REUTERS - Captain Michael Clarke is fed up with Australia’s slide down cricket’s world rankings and has demanded his team begin to turn things around during matches in the United Arab Emirates.
“(It’s up to us) to realise we sit fourth in the one-day rankings, third in the Test rankings and eighth or ninth in the Twenty20 rankings,” Clarke told reporters on Tuesday before limited-over games against Afghanistan and Pakistan.
“Every player knows that it’s unacceptable for an Australian team to sit there, but that’s easy to say; it’s about what we do.”

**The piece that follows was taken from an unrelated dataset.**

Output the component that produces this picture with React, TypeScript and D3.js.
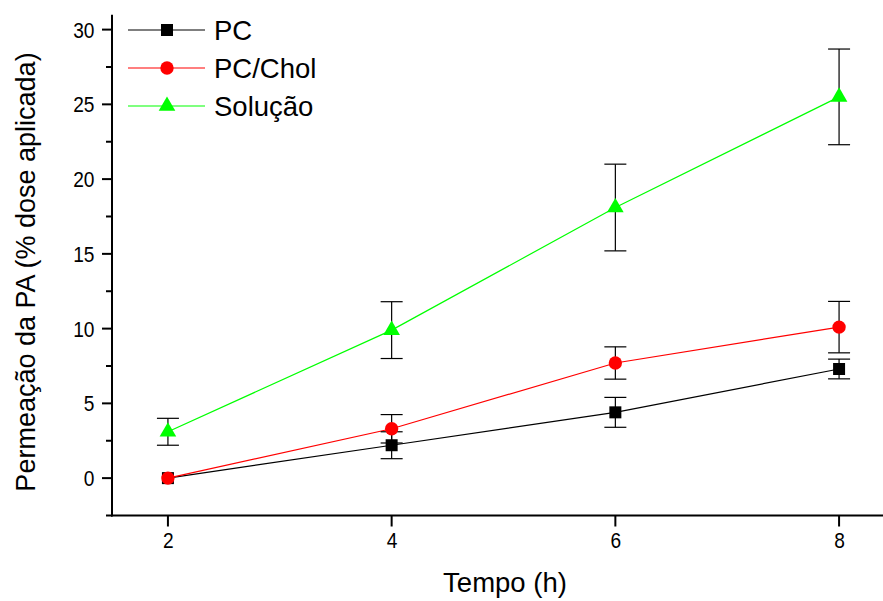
import { useRef, useEffect } from "react";
import * as d3 from "d3";

// time points (h)
const times = [2, 4, 6, 8];

// mean permeation (% applied dose) per formulation
const pcValues = [0, 2.2, 4.4, 7.3];
const pcErr = [0, 0.9, 1.0, 0.66];

const pcCholValues = [0, 3.3, 7.7, 10.1];
const pcCholErr = [0, 0.95, 1.08, 1.72];

const solucaoValues = [3.1, 9.9, 18.1, 25.5];
const solucaoErr = [0.9, 1.9, 2.9, 3.2];

const xTicks = [2, 4, 6, 8];
const yTicks = [0, 5, 10, 15, 20, 25, 30];
const yMinorTicks = [-2.5, 2.5, 7.5, 12.5, 17.5, 22.5, 27.5];

const seriesNames = ["PC", "PC/Chol", "Solução"];
const seriesColors = ["#000000", "#ff0000", "#00ff00"];
const seriesSymbols = [d3.symbolSquare, d3.symbolCircle, d3.symbolTriangle];
const seriesSizes = [144, 140, 120];

const FONT = "'Liberation Sans', Arial, sans-serif";

export default function App() {
  const svgRef = useRef<SVGSVGElement>(null);

  useEffect(() => {
    const svg = d3.select(svgRef.current);
    svg.selectAll("*").remove();

    const x = d3.scaleLinear().domain([1.5, 8.5]).range([112, 895]);
    const y = d3.scaleLinear().domain([-2.5, 30]).range([515.5, 29.6]);
    const yTop = y(31);

    const series = [
      { values: pcValues, err: pcErr },
      { values: pcCholValues, err: pcCholErr },
      { values: solucaoValues, err: solucaoErr },
    ];

    // axes
    const ax = svg.append("g").attr("stroke", "#000").attr("fill", "none");
    ax.append("line")
      .attr("x1", x(1.5)).attr("x2", x(1.5))
      .attr("y1", yTop).attr("y2", y(-2.5) + 1)
      .attr("stroke-width", 2);
    ax.append("line")
      .attr("x1", x(1.5) - 1).attr("x2", 883)
      .attr("y1", y(-2.5)).attr("y2", y(-2.5))
      .attr("stroke-width", 2);

    ax.selectAll("line.ymaj").data(yTicks).join("line")
      .attr("class", "ymaj")
      .attr("x1", x(1.5) - 10).attr("x2", x(1.5))
      .attr("y1", (d) => y(d)).attr("y2", (d) => y(d))
      .attr("stroke-width", 2);
    ax.selectAll("line.ymin").data(yMinorTicks).join("line")
      .attr("class", "ymin")
      .attr("x1", x(1.5) - 6).attr("x2", x(1.5))
      .attr("y1", (d) => y(d)).attr("y2", (d) => y(d))
      .attr("stroke-width", 2);
    ax.selectAll("line.xmaj").data(xTicks).join("line")
      .attr("class", "xmaj")
      .attr("x1", (d) => x(d)).attr("x2", (d) => x(d))
      .attr("y1", y(-2.5)).attr("y2", y(-2.5) + 11)
      .attr("stroke-width", 2);

    // tick labels: tall, slightly condensed digits as in the original
    const labels = svg.append("g")
      .attr("font-family", FONT)
      .attr("font-size", 22.5)
      .attr("fill", "#000");
    labels.selectAll("text.yl").data(yTicks).join("text")
      .attr("class", "yl")
      .attr("transform", (d) => `translate(${x(1.5) - 17.5},${y(d)}) scale(0.85,1)`)
      .attr("dy", "0.36em")
      .attr("text-anchor", "end")
      .text((d) => d);
    labels.selectAll("text.xl").data(xTicks).join("text")
      .attr("class", "xl")
      .attr("transform", (d) => `translate(${x(d) + 0.5},548) scale(0.85,1)`)
      .attr("text-anchor", "middle")
      .text((d) => d);

    svg.append("text")
      .attr("x", 505).attr("y", 592)
      .attr("text-anchor", "middle")
      .attr("font-family", FONT).attr("font-size", 27.5)
      .text("Tempo (h)");
    svg.append("text")
      .attr("transform", "translate(35,272) rotate(-90)")
      .attr("text-anchor", "middle")
      .attr("font-family", FONT).attr("font-size", 27)
      .text("Permeação da PA (% dose aplicada)");

    // lines, error bars, markers
    const line = d3.line<number>()
      .x((_, i) => x(times[i]))
      .y((d) => y(d));

    series.forEach((s, k) => {
      svg.append("path")
        .datum(s.values)
        .attr("d", line)
        .attr("fill", "none")
        .attr("stroke", seriesColors[k])
        .attr("stroke-width", 1.2);
    });

    series.forEach((s) => {
      const g = svg.append("g").attr("stroke", "#000").attr("stroke-width", 1.2);
      s.values.forEach((v, i) => {
        if (!s.err[i]) return;
        const cx = x(times[i]);
        const top = y(v + s.err[i]);
        const bot = y(v - s.err[i]);
        g.append("line").attr("x1", cx).attr("x2", cx).attr("y1", top).attr("y2", bot);
        g.append("line").attr("x1", cx - 11).attr("x2", cx + 11).attr("y1", top).attr("y2", top);
        g.append("line").attr("x1", cx - 11).attr("x2", cx + 11).attr("y1", bot).attr("y2", bot);
      });
    });

    series.forEach((s, k) => {
      const sym = d3.symbol().type(seriesSymbols[k]).size(seriesSizes[k]);
      svg.append("g").selectAll("path").data(s.values).join("path")
        .attr("transform", (d, i) => `translate(${x(times[i])},${y(d)})`)
        .attr("d", sym)
        .attr("fill", seriesColors[k]);
    });

    // legend
    const leg = svg.append("g");
    seriesNames.forEach((name, k) => {
      const ly = 30 + k * 38;
      leg.append("line")
        .attr("x1", 128).attr("x2", 205)
        .attr("y1", ly).attr("y2", ly)
        .attr("stroke", seriesColors[k]).attr("stroke-width", 1.2);
      leg.append("path")
        .attr("transform", `translate(167,${ly})`)
        .attr("d", d3.symbol().type(seriesSymbols[k]).size(seriesSizes[k]))
        .attr("fill", seriesColors[k]);
      leg.append("text")
        .attr("x", 214).attr("y", ly)
        .attr("dy", "0.36em")
        .attr("font-family", FONT).attr("font-size", 27.5)
        .text(name);
    });
  }, []);

  return (
    <svg
      ref={svgRef}
      width={883}
      height={601}
      style={{ position: "absolute", left: 0, top: 0, background: "#fff" }}
    />
  );
}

It has been a lean two years for Australian cricket. Clarke took over the captaincy as a number of gifted players including former skipper Ricky Ponting, Glenn McGrath and Adam Gilchrist came to the end of their careers.
Under his leadership, Australia have remained more than competitive but their ability to dominate teams is no more.
Australia were soundly beaten by England in their most recent one-day series, succumbing 4-0 with a washed-out third match denying the hosts a clean sweep.
They were eliminated in the quarter-finals of last year’s World Cup, a tournament they had won three times in succession.
Clarke said much had been said about the performances of his team, but the time for talking was now over and it was up to individuals to take responsibility for results.
“It’s actually not about what we say now, it’s about what we do as a team,” Clarke said in Sydney before flying to Dubai.
“We’ve all sat in meetings and heard the captain or the coach have their say, but it’s now up to us as individual players and as a team to do something about it.”
Australia face Afghanistan in a one-day international in Sharjah on Saturday before three one-dayers and three Twenty20 internationals against Pakistan in Abu Dhabi and Dubai.
They then head to Sri Lanka for next month’s World Twenty20 - the one major title that has eluded them.
Clarke acknowledged conditions in the UAE would test Australia but overcoming such obstacles was all part of their quest to get back to the top, something that would take time.
“I feel we’ve got a lot of work to do to get back to being the number one side in the world,” he said.